You therefore, young man, choose me while you can; cast in with my method your lot;
And then you shall learn the forum to spurn and from dissolute baths to abstain,
And fashions impure and shameful abjure, and scorners repel with disdain,
And rise from your chair if an elder be there, and respectfully give him your place.
And with love and with fear your parents revere, and shrink from the brand of disgrace ...
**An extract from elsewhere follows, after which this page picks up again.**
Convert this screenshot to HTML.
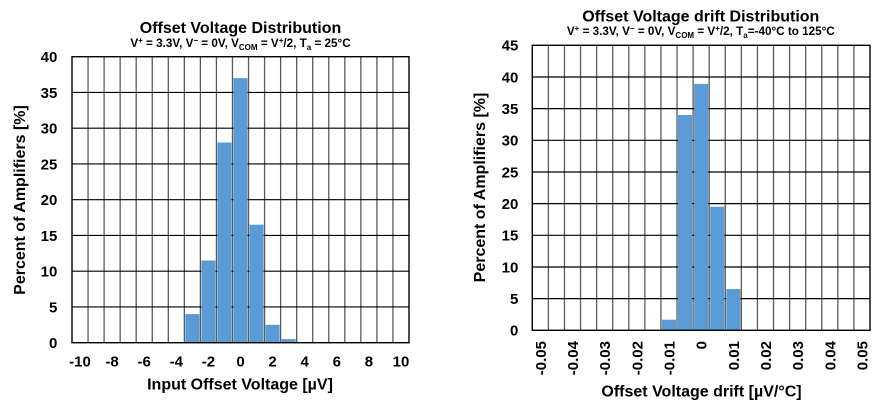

Not learning to prate, as your idlers debate, with marvellous prickly dispute,
Nor dragged into court day by day to make sport in some small disagreeable suit:
But you will below to the Academe go, and under the olives contend
With your chaplet of reed, in a contest of speed, with some excellent rival and friend;
All fragrant with woodbine and peaceful content and the leaf which the lime blossoms fling,
When the plane whispers love to the elm in the grove in the beautiful season of spring.’